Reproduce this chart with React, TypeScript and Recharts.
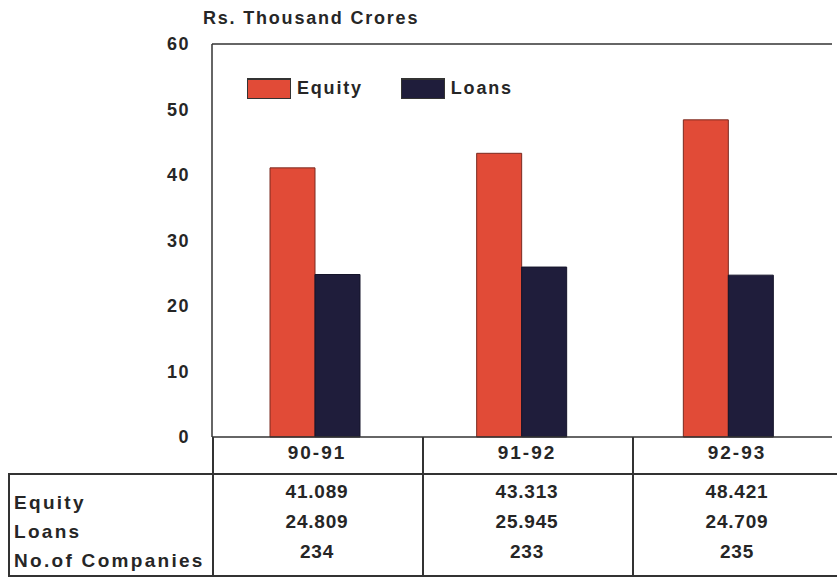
import React from "react";
import { BarChart, Bar, XAxis, YAxis, ReferenceLine } from "recharts";

const years = ["90-91", "91-92", "92-93"];
const equity = [41.089, 43.313, 48.421];
const loans = [24.809, 25.945, 24.709];
const companies = [234, 233, 235];
const yTicks = [0, 10, 20, 30, 40, 50, 60];

const RED = "#e14b37";
const NAVY = "#1f1d3b";
const INK = "#262626";
const FONT = "'Liberation Sans', Arial, sans-serif";

const chartData = years.map((y, i) => ({
  year: y,
  equity: equity[i],
  loans: loans[i],
}));

const tableRows = [
  { label: "Equity", values: equity.map((v) => v.toFixed(3)) },
  { label: "Loans", values: loans.map((v) => v.toFixed(3)) },
  { label: "No.of Companies", values: companies.map(String) },
];

// table geometry
const TABLE_LEFT = 212;
const COL_W = 210;

const tickStyle = {
  fill: INK,
  fontSize: 18,
  fontFamily: FONT,
  fontWeight: 600,
  letterSpacing: 1.5,
};

function LegendBox() {
  const item = (color: string, text: string, gap: number) => (
    <div style={{ display: "flex", alignItems: "center", marginRight: gap }}>
      <div
        style={{
          width: 42,
          height: 18,
          background: color,
          border: "1px solid #333",
          borderTopWidth: 2,
          marginRight: 6,
        }}
      />
      <span style={{ fontSize: 18, fontWeight: 600, letterSpacing: 1.8, color: INK }}>
        {text}
      </span>
    </div>
  );
  return (
    <div style={{ display: "flex", fontFamily: FONT }}>
      {item(RED, "Equity", 38)}
      {item(NAVY, "Loans", 0)}
    </div>
  );
}

function Line(props: { x: number; y: number; w: number; h: number }) {
  return (
    <div
      style={{
        position: "absolute",
        left: props.x,
        top: props.y,
        width: props.w,
        height: props.h,
        background: "#333",
      }}
    />
  );
}

export default function App() {
  const text: React.CSSProperties = {
    position: "absolute",
    fontFamily: FONT,
    fontSize: 19,
    fontWeight: 600,
    letterSpacing: 2.3,
    color: INK,
    lineHeight: "22px",
    whiteSpace: "nowrap",
  };
  const cell = (c: number): React.CSSProperties => ({
    ...text,
    left: TABLE_LEFT + c * COL_W,
    width: COL_W,
    textAlign: "center",
  });
  return (
    <div
      style={{
        position: "absolute",
        left: 0,
        top: 0,
        width: 837,
        height: 581,
        overflow: "hidden",
        background: "#fff",
      }}
    >
      <div style={{ ...text, left: 203, top: 7, fontSize: 18, letterSpacing: 1.8 }}>
        Rs. Thousand Crores
      </div>
      <BarChart
        width={837}
        height={581}
        data={chartData}
        margin={{ top: 44, right: 5, left: 172, bottom: 111 }}
        barGap={0}
        barSize={45}
      >
        <YAxis
          width={40}
          domain={[0, 60]}
          ticks={yTicks}
          tickLine={false}
          tickSize={0}
          tickMargin={22}
          axisLine={{ stroke: "#333", strokeWidth: 1.5 }}
          tick={tickStyle}
        />
        <YAxis
          yAxisId="right"
          orientation="right"
          width={0}
          tick={false}
          tickLine={false}
          axisLine={{ stroke: "#333", strokeWidth: 1.5 }}
        />
        <XAxis
          dataKey="year"
          height={33}
          tick={false}
          tickLine={false}
          axisLine={{ stroke: "#333", strokeWidth: 1.5 }}
        />
        <ReferenceLine y={60} stroke="#333" strokeWidth={1.5} />
        <Bar
          dataKey="equity"
          name="Equity"
          fill={RED}
          stroke="#7a2a20"
          strokeWidth={1}
          isAnimationActive={false}
        />
        <Bar
          dataKey="loans"
          name="Loans"
          fill={NAVY}
          stroke="#15142a"
          strokeWidth={1}
          isAnimationActive={false}
        />
      </BarChart>

      <div style={{ position: "absolute", left: 247, top: 78 }}>
        <LegendBox />
      </div>

      {/* data table under the axis */}
      <Line x={8} y={473} w={829} h={1.5} />
      <Line x={8} y={575} w={829} h={1.5} />
      <Line x={8} y={473} w={1.5} h={103} />
      {[0, 1, 2].map((i) => (
        <Line key={i} x={TABLE_LEFT + i * COL_W} y={437} w={1.5} h={139} />
      ))}
      {years.map((y, c) => (
        <div key={y} style={{ ...cell(c), top: 442, letterSpacing: 2 }}>
          {y}
        </div>
      ))}
      {tableRows.map((row, r) => (
        <div key={row.label} style={{ ...text, left: 14, top: 492 + r * 29 }}>
          {row.label}
        </div>
      ))}
      {tableRows.map((row, r) =>
        row.values.map((v, c) => (
          <div
            key={row.label + c}
            style={{ ...cell(c), top: 481 + r * 30, letterSpacing: 0.8 }}
          >
            {v}
          </div>
        ))
      )}
    </div>
  );
}
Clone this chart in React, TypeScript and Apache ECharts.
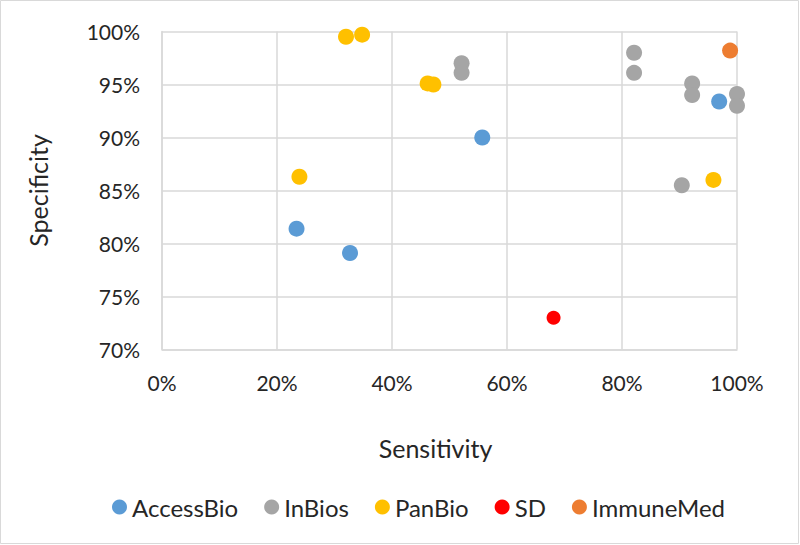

CHALLENGE
Go through the entries above and output them exactly, without pictures.

REPLY
Reproduce this chart with React, TypeScript and Recharts.
import React from "react";
import { BarChart, Bar, XAxis, YAxis, ReferenceLine } from "recharts";

const years = ["90-91", "91-92", "92-93"];
const equity = [41.089, 43.313, 48.421];
const loans = [24.809, 25.945, 24.709];
const companies = [234, 233, 235];
const yTicks = [0, 10, 20, 30, 40, 50, 60];

const RED = "#e14b37";
const NAVY = "#1f1d3b";
const INK = "#262626";
const FONT = "'Liberation Sans', Arial, sans-serif";

const chartData = years.map((y, i) => ({
  year: y,
  equity: equity[i],
  loans: loans[i],
}));

const tableRows = [
  { label: "Equity", values: equity.map((v) => v.toFixed(3)) },
  { label: "Loans", values: loans.map((v) => v.toFixed(3)) },
  { label: "No.of Companies", values: companies.map(String) },
];

// table geometry
const TABLE_LEFT = 212;
const COL_W = 210;

const tickStyle = {
  fill: INK,
  fontSize: 18,
  fontFamily: FONT,
  fontWeight: 600,
  letterSpacing: 1.5,
};

function LegendBox() {
  const item = (color: string, text: string, gap: number) => (
    <div style={{ display: "flex", alignItems: "center", marginRight: gap }}>
      <div
        style={{
          width: 42,
          height: 18,
          background: color,
          border: "1px solid #333",
          borderTopWidth: 2,
          marginRight: 6,
        }}
      />
      <span style={{ fontSize: 18, fontWeight: 600, letterSpacing: 1.8, color: INK }}>
        {text}
      </span>
    </div>
  );
  return (
    <div style={{ display: "flex", fontFamily: FONT }}>
      {item(RED, "Equity", 38)}
      {item(NAVY, "Loans", 0)}
    </div>
  );
}

function Line(props: { x: number; y: number; w: number; h: number }) {
  return (
    <div
      style={{
        position: "absolute",
        left: props.x,
        top: props.y,
        width: props.w,
        height: props.h,
        background: "#333",
      }}
    />
  );
}

export default function App() {
  const text: React.CSSProperties = {
    position: "absolute",
    fontFamily: FONT,
    fontSize: 19,
    fontWeight: 600,
    letterSpacing: 2.3,
    color: INK,
    lineHeight: "22px",
    whiteSpace: "nowrap",
  };
  const cell = (c: number): React.CSSProperties => ({
    ...text,
    left: TABLE_LEFT + c * COL_W,
    width: COL_W,
    textAlign: "center",
  });
  return (
    <div
      style={{
        position: "absolute",
        left: 0,
        top: 0,
        width: 837,
        height: 581,
        overflow: "hidden",
        background: "#fff",
      }}
    >
      <div style={{ ...text, left: 203, top: 7, fontSize: 18, letterSpacing: 1.8 }}>
        Rs. Thousand Crores
      </div>
      <BarChart
        width={837}
        height={581}
        data={chartData}
        margin={{ top: 44, right: 5, left: 172, bottom: 111 }}
        barGap={0}
        barSize={45}
      >
        <YAxis
          width={40}
          domain={[0, 60]}
          ticks={yTicks}
          tickLine={false}
          tickSize={0}
          tickMargin={22}
          axisLine={{ stroke: "#333", strokeWidth: 1.5 }}
          tick={tickStyle}
        />
        <YAxis
          yAxisId="right"
          orientation="right"
          width={0}
          tick={false}
          tickLine={false}
          axisLine={{ stroke: "#333", strokeWidth: 1.5 }}
        />
        <XAxis
          dataKey="year"
          height={33}
          tick={false}
          tickLine={false}
          axisLine={{ stroke: "#333", strokeWidth: 1.5 }}
        />
        <ReferenceLine y={60} stroke="#333" strokeWidth={1.5} />
        <Bar
          dataKey="equity"
          name="Equity"
          fill={RED}
          stroke="#7a2a20"
          strokeWidth={1}
          isAnimationActive={false}
        />
        <Bar
          dataKey="loans"
          name="Loans"
          fill={NAVY}
          stroke="#15142a"
          strokeWidth={1}
          isAnimationActive={false}
        />
      </BarChart>

      <div style={{ position: "absolute", left: 247, top: 78 }}>
        <LegendBox />
      </div>

      {/* data table under the axis */}
      <Line x={8} y={473} w={829} h={1.5} />
      <Line x={8} y={575} w={829} h={1.5} />
      <Line x={8} y={473} w={1.5} h={103} />
      {[0, 1, 2].map((i) => (
        <Line key={i} x={TABLE_LEFT + i * COL_W} y={437} w={1.5} h={139} />
      ))}
      {years.map((y, c) => (
        <div key={y} style={{ ...cell(c), top: 442, letterSpacing: 2 }}>
          {y}
        </div>
      ))}
      {tableRows.map((row, r) => (
        <div key={row.label} style={{ ...text, left: 14, top: 492 + r * 29 }}>
          {row.label}
        </div>
      ))}
      {tableRows.map((row, r) =>
        row.values.map((v, c) => (
          <div
            key={row.label + c}
            style={{ ...cell(c), top: 481 + r * 30, letterSpacing: 0.8 }}
          >
            {v}
          </div>
        ))
      )}
    </div>
  );
}
Clone this chart in React, TypeScript and Apache ECharts.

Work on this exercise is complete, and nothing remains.